When people talk about Plasma, they often jump straight to speed. How fast are blocks? How much throughput? How does it compare to other L1s? I think that misses the point. Plasma doesn’t feel like it’s chasing bragging rights. It feels like it’s trying to solve a much quieter problem: how blockspace should behave when it’s used for payments, not speculation.

Most chains price blockspace through demand pressure. When markets are hot, fees explode. When activity dies, fees collapse. That works fine if you’re trading or farming yield. It breaks down completely if you’re trying to run something boring but real, like merchant payments, payroll, or routine stablecoin transfers. No business wants to guess what a transaction will cost in the next hour.
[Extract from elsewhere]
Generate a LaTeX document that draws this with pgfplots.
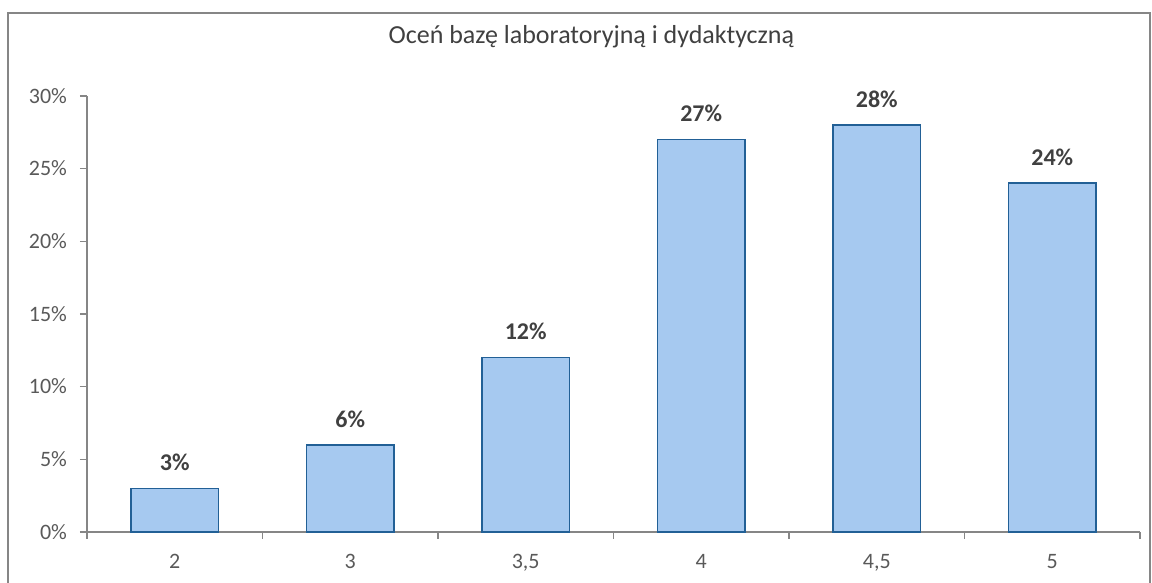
\documentclass[border=0pt]{standalone}
\usepackage{pgfplots}
\pgfplotsset{compat=1.18}
\usepackage{fontspec}
\setmainfont{Carlito}
\definecolor{barfill}{RGB}{166,201,240}
\definecolor{barline}{RGB}{34,96,150}
\definecolor{axisgray}{RGB}{134,134,134}
\definecolor{ticktext}{RGB}{89,89,89}
\definecolor{labtext}{RGB}{64,64,64}

\begin{document}
\begin{tikzpicture}
	\begin{axis}[
			scale only axis,
			width=526.5pt, height=218pt,
			ymin=0, ymax=30,
			xmin=-0.5, xmax=5.5,
			axis x line*=bottom,
			axis y line*=left,
			axis line style={axisgray, line width=0.6pt},
			tick align=outside,
			major tick length=3.5pt,
			tick style={axisgray, line width=0.6pt},
			ytick={0,5,10,15,20,25,30},
			yticklabels={0\%,5\%,10\%,15\%,20\%,25\%,30\%},
			xtick=data,
			xticklabels={2,3,{3,5},4,{4,5},5},
			major x tick style={draw=none},
			minor xtick={-0.5,0.5,1.5,2.5,3.5,4.5,5.5},
			minor tick length=3.5pt,
			minor x tick style={axisgray, line width=0.6pt},
			ticklabel style={font=\fontsize{11}{13}\selectfont, text=ticktext},
			yticklabel style={xshift=-3pt},
			xticklabel style={yshift=-4pt},
			clip=false,
			nodes near coords={\pgfmathprintnumber{\pgfplotspointmeta}\%},
			nodes near coords style={font=\bfseries\fontsize{12}{14}\selectfont, text=labtext, anchor=south, yshift=5pt},
			/pgf/number format/assume math mode=true,
		]
		\addplot [ybar, bar width=0.5, fill=barfill, draw=barline, line width=0.8pt]
			coordinates {(0,3) (1,6) (2,12) (3,27) (4,28) (5,24)};
		\node[font=\fontsize{13}{15}\selectfont, text=labtext] at (axis description cs:0.479,1.135) {Oceń bazę laboratoryjną i dydaktyczną};
		\coordinate (fbl) at (axis description cs:-0.075,-0.13);
		\coordinate (ftl) at (axis description cs:-0.075,1.190);
		\coordinate (ftr) at (axis description cs:1.0095,1.190);
		\coordinate (fbr) at (axis description cs:1.0095,-0.13);
		\coordinate (bbl) at (axis description cs:-0.0826,-0.117);
		\coordinate (btr) at (axis description cs:1.0114,1.220);
	\end{axis}
	\draw[axisgray, line width=0.7pt] (fbl) -- (ftl) -- (ftr) -- (fbr);
	\pgfresetboundingbox
	\useasboundingbox (bbl) rectangle (btr);
\end{tikzpicture}
\end{document}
Plasma’s gasless USDT transfers and stablecoin-paid fees change that experience in a very simple way. Users don’t think in tokens or volatility. They think in cents. That sounds small, but it’s a big mental shift. Once fees stop pulling your attention, the network starts behaving more like infrastructure and less like a market.

That’s why Plasma reminds me less of DeFi chains and more of payment rails. Not because it’s copying Visa or banks, but because it’s optimizing for the same thing they care about: predictability. When payments work, nobody talks about them. They just expect them to go through, even when conditions are bad.

But this design choice comes with trade-offs that are easy to ignore if you’re only looking at the surface.

If users aren’t directly paying volatile gas fees, then someone else is absorbing that complexity. Fees don’t disappear, they get abstracted. That shifts influence toward relayers and entities managing payment flow. It makes the system smoother, but it also raises a quiet question about control. In practice, whoever manages that layer can shape how the network is accessed and used.

Bitcoin anchoring adds an important counterweight here. Tying settlement to Bitcoin brings a level of neutrality and external trust that many payment-focused systems lack. It’s a signal that Plasma wants a solid, non-negotiable base beneath the smoother user experience.

Still, anchoring doesn’t fully answer the question of who holds power day to day. In traditional payments, intermediaries matter more than most users realize. Plasma has to prove it can avoid recreating that same structure in a new form.

For me, Plasma’s real test isn’t speed, features, or even listings. It’s whether stablecoin transfers stay boring when the market isn’t. Whether fees remain predictable during stress. Whether access stays open without quietly becoming permissioned by infrastructure operators.

If Plasma succeeds, it probably won’t feel exciting. It won’t trend every week. But it might earn something rarer in crypto: trust built through repetition. Sending USDT again and again, across different market conditions, and seeing it just work.

That’s not a loud success. But for payments, it’s the only one that matters.